Skip all pictures. Write out the data below from its first line through the line that contains "from matplotlib.ticker import".

>>>>

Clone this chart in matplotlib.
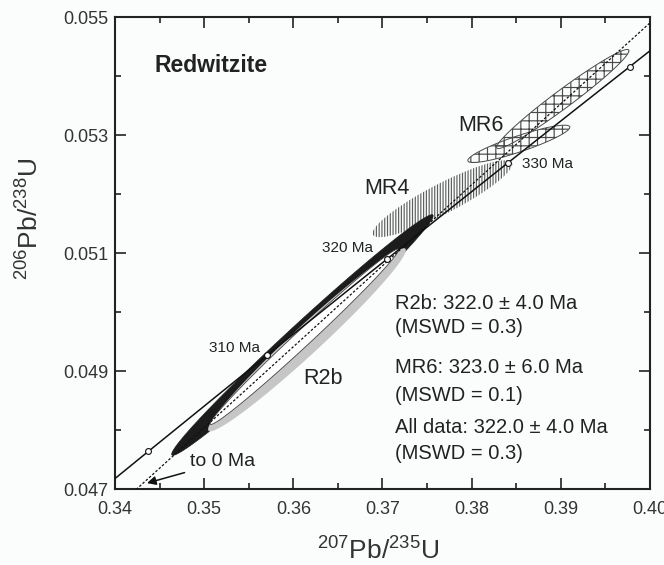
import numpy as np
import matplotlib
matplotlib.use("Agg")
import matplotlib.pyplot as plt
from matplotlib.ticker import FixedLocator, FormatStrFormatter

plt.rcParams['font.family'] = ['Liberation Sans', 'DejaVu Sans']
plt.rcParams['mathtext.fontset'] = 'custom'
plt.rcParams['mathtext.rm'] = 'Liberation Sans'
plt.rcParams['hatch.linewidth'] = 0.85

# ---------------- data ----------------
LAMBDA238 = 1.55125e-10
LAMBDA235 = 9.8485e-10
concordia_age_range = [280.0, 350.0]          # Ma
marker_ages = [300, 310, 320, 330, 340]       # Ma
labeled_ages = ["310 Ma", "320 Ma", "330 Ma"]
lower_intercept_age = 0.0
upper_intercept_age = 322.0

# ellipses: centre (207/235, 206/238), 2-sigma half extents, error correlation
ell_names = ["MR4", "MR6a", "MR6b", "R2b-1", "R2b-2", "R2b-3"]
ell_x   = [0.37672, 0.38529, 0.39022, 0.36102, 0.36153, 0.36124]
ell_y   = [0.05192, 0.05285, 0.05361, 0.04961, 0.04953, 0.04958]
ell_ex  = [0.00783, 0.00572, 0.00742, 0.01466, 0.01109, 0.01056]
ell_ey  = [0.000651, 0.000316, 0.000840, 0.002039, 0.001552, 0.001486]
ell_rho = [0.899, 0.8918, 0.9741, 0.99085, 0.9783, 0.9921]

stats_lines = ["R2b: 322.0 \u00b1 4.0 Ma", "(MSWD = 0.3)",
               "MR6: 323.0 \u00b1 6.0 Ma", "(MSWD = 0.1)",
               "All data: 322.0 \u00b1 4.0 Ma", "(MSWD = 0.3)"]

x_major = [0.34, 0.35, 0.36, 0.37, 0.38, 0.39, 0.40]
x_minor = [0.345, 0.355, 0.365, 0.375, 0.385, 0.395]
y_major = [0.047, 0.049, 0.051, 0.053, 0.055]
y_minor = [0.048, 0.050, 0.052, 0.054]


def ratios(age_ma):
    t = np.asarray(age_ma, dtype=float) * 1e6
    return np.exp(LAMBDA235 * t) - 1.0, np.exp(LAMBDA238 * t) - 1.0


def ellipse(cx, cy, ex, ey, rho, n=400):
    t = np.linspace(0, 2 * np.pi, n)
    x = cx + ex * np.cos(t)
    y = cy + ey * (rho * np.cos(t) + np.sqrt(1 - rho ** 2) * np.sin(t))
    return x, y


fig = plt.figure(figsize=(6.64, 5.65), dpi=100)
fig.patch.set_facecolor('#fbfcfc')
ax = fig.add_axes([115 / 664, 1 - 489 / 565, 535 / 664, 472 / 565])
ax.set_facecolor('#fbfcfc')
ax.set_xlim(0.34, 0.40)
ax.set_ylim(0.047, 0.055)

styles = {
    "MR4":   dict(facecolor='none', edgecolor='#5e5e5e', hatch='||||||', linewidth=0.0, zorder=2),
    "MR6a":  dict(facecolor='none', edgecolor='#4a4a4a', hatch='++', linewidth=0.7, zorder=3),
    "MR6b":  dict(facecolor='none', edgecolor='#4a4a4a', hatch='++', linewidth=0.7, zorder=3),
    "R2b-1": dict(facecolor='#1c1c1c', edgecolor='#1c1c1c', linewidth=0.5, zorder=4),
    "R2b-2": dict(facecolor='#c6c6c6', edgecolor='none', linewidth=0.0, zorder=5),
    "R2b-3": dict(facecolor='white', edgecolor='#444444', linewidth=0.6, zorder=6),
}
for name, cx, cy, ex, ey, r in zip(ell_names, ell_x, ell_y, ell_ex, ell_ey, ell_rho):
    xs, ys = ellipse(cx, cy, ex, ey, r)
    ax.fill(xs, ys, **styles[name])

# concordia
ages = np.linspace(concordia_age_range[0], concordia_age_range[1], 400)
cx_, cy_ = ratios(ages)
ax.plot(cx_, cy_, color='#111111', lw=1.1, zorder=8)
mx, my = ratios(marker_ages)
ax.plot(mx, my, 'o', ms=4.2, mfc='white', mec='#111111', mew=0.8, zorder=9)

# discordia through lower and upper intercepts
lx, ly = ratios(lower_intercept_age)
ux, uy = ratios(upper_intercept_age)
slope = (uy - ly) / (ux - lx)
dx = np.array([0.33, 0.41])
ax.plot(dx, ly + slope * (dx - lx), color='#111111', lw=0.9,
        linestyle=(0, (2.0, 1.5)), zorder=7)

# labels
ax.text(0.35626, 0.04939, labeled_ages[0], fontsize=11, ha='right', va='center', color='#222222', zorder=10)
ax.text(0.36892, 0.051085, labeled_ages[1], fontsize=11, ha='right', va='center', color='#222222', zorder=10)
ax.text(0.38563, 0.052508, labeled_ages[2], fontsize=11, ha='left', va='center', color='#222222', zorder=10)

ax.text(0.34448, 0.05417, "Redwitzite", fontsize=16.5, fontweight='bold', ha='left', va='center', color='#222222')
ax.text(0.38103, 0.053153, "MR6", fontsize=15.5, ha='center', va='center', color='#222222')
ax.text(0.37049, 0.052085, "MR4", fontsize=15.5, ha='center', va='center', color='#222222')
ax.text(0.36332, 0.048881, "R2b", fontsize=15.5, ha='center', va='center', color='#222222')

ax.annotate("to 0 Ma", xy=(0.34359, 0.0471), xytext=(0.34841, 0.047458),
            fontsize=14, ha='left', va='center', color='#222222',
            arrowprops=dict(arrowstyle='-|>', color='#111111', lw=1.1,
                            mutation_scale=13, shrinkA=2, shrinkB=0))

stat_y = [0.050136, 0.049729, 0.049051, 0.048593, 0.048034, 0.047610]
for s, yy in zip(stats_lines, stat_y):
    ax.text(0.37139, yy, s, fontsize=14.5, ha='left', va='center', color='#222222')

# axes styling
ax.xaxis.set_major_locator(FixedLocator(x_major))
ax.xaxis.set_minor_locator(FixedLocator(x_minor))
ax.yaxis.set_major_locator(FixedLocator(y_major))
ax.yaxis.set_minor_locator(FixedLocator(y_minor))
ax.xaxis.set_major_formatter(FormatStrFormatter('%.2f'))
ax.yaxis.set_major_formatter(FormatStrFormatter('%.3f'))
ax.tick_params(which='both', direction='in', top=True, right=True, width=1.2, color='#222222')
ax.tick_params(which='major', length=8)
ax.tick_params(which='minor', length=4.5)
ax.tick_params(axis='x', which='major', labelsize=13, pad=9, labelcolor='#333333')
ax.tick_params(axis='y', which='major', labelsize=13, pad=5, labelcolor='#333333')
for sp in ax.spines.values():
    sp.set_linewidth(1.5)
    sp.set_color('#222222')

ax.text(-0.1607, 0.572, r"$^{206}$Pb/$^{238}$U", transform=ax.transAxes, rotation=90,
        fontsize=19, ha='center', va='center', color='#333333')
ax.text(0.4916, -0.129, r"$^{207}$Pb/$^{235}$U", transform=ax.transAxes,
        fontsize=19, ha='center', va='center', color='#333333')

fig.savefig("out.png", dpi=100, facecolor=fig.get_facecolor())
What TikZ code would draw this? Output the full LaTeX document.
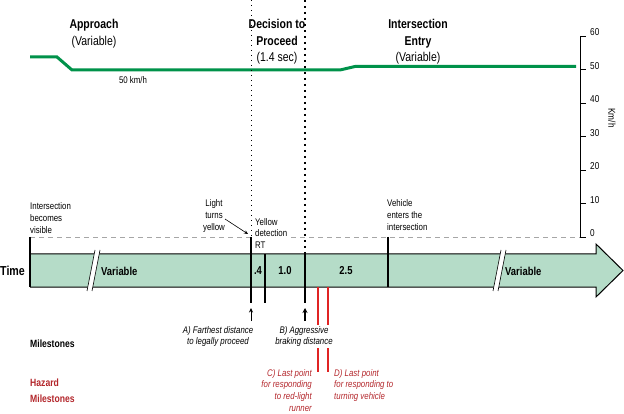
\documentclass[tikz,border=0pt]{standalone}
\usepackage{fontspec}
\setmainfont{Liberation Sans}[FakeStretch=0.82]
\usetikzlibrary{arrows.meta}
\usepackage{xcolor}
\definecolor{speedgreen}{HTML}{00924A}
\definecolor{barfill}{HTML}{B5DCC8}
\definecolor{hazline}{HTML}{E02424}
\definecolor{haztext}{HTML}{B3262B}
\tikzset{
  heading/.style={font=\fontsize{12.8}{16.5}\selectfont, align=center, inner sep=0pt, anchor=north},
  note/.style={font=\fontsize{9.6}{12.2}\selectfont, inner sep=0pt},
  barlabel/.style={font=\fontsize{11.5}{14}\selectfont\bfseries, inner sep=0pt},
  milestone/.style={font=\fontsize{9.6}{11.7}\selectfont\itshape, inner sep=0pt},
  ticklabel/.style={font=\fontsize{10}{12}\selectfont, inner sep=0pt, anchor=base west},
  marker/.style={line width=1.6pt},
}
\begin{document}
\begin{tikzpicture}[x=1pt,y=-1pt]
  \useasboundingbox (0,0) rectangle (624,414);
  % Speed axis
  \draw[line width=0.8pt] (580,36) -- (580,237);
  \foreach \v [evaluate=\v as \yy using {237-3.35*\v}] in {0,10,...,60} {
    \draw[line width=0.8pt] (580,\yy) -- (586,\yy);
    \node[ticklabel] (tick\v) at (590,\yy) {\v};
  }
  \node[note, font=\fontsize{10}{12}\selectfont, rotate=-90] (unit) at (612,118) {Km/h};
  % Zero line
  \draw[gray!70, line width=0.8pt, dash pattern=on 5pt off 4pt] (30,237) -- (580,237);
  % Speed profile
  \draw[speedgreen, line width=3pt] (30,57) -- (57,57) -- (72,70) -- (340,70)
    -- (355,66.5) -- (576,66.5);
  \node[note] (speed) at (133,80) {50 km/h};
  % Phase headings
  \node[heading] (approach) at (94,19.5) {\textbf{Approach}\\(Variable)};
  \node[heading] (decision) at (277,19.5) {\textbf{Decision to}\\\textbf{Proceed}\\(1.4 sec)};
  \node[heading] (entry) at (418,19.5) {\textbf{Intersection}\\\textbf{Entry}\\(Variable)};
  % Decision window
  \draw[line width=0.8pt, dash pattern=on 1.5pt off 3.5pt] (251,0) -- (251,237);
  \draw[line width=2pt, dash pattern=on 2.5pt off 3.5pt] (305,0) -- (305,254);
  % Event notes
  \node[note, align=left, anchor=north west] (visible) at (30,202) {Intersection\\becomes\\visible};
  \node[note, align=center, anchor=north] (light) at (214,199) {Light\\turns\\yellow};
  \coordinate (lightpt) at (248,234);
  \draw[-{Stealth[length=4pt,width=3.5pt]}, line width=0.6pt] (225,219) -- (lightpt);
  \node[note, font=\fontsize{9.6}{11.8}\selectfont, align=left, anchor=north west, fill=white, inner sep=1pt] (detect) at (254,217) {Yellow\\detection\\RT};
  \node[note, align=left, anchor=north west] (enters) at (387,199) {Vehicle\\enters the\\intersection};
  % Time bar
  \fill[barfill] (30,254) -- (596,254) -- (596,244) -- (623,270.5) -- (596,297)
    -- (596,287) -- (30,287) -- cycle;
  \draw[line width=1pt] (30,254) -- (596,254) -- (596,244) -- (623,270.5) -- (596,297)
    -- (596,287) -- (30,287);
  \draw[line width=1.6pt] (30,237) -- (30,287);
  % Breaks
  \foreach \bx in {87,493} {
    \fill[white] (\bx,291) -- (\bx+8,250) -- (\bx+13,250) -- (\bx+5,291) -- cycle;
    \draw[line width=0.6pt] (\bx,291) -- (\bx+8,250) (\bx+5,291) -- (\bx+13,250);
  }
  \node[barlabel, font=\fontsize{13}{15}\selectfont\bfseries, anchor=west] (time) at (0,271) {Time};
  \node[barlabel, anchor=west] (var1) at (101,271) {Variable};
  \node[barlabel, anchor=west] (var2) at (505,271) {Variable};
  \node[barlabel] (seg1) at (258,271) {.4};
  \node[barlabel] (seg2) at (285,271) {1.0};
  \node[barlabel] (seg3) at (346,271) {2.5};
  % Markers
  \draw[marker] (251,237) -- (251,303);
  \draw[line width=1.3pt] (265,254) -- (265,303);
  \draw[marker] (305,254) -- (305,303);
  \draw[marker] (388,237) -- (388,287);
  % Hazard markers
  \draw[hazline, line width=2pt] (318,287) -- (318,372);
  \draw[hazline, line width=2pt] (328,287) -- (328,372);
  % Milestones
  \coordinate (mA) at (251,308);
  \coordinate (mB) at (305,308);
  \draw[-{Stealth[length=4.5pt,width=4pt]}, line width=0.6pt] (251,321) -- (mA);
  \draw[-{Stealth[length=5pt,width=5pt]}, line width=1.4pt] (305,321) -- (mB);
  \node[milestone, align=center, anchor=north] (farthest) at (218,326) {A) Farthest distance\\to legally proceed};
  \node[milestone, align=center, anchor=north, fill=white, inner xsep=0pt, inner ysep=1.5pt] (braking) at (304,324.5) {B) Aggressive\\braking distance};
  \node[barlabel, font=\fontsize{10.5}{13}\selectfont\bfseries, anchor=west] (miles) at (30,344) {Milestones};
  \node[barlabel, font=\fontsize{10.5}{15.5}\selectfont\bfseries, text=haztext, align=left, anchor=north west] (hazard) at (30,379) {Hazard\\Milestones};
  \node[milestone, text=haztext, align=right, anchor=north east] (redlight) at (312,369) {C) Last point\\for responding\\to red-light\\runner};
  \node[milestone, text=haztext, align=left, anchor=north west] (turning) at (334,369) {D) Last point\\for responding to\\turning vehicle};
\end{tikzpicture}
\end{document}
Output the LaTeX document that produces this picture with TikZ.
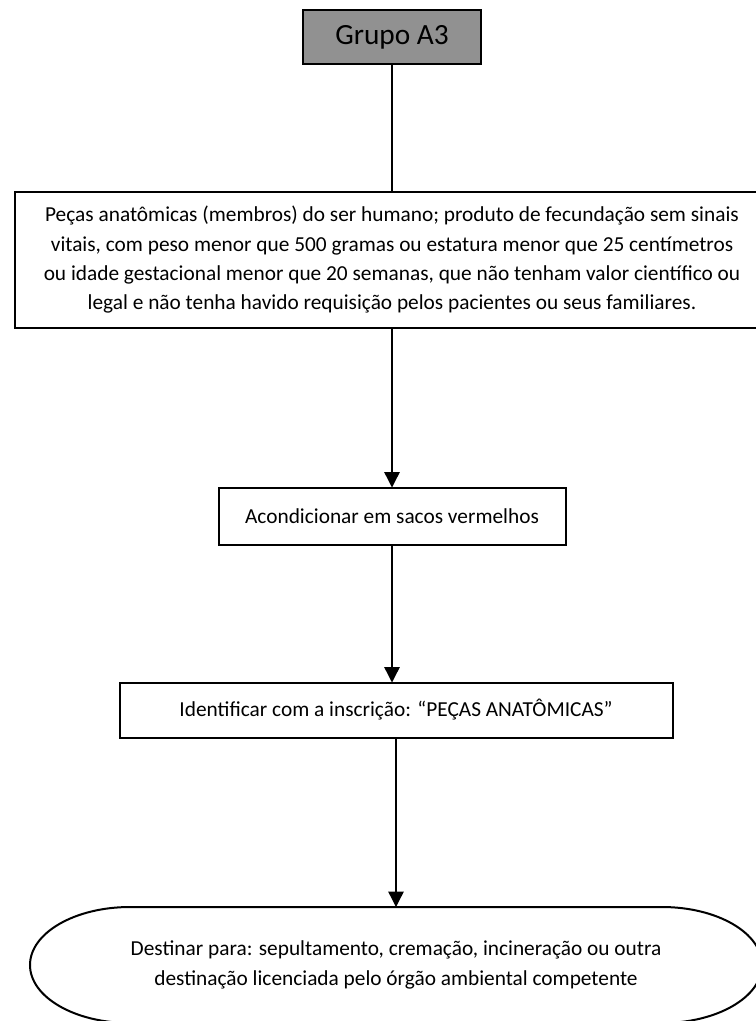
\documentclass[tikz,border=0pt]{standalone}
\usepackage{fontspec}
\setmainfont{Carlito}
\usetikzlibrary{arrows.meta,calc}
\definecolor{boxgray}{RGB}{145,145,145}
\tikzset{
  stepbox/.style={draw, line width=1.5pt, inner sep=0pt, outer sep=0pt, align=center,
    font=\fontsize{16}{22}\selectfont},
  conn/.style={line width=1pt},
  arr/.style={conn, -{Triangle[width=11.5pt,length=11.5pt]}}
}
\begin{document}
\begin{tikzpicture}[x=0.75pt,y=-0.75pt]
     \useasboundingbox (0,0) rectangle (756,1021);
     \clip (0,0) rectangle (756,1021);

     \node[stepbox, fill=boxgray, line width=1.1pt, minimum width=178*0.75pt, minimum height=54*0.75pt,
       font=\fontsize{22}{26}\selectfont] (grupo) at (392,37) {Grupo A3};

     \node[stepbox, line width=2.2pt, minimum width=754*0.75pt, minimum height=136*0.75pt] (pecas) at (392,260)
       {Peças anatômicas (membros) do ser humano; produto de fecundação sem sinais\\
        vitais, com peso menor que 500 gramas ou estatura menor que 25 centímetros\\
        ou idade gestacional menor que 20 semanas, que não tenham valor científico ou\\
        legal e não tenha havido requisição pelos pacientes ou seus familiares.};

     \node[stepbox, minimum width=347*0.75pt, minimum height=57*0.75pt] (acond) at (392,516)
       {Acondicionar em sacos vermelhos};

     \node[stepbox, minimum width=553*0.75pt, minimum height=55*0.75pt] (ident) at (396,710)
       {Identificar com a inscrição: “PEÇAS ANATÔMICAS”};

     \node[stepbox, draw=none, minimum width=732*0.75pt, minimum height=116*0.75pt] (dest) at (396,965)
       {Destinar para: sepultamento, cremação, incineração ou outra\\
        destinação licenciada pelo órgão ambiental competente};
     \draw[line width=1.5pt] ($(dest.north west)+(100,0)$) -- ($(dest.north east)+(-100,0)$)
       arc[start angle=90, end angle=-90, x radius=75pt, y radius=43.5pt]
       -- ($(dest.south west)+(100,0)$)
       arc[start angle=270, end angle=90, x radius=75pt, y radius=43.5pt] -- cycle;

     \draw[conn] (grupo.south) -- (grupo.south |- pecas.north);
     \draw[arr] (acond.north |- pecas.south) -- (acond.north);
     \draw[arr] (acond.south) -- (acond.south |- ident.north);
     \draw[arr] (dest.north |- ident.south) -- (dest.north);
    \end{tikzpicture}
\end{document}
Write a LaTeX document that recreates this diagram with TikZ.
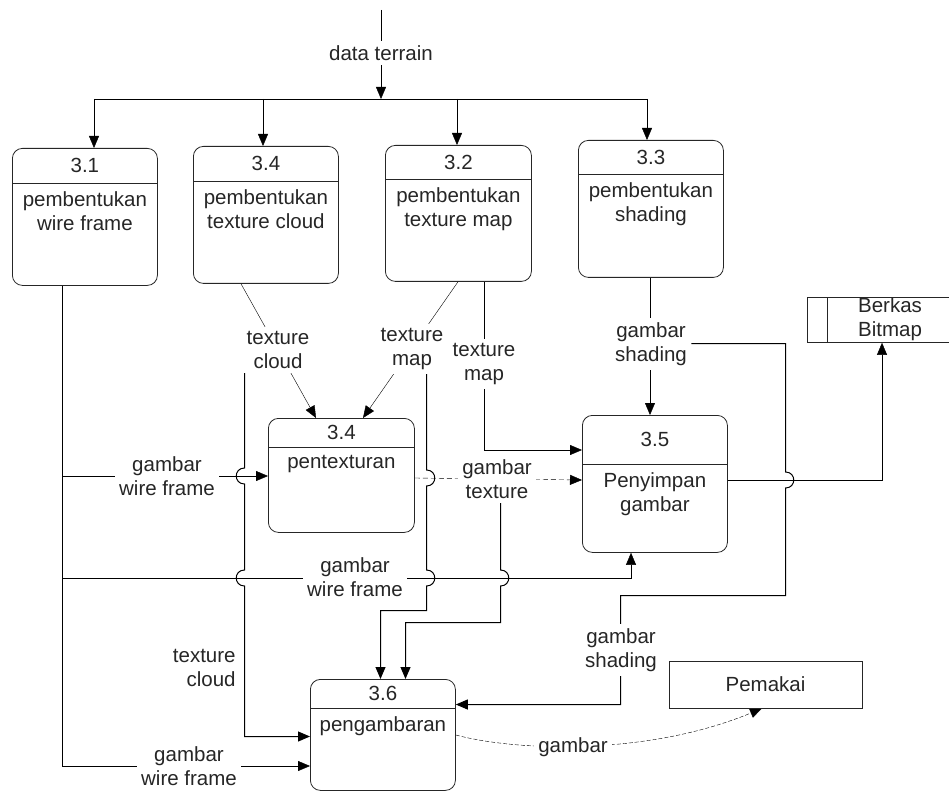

<<<<

COMPLETED EXERCISE →
Clone this chart in matplotlib.
import numpy as np
import matplotlib
matplotlib.use("Agg")
import matplotlib.pyplot as plt
from matplotlib.ticker import FixedLocator, FormatStrFormatter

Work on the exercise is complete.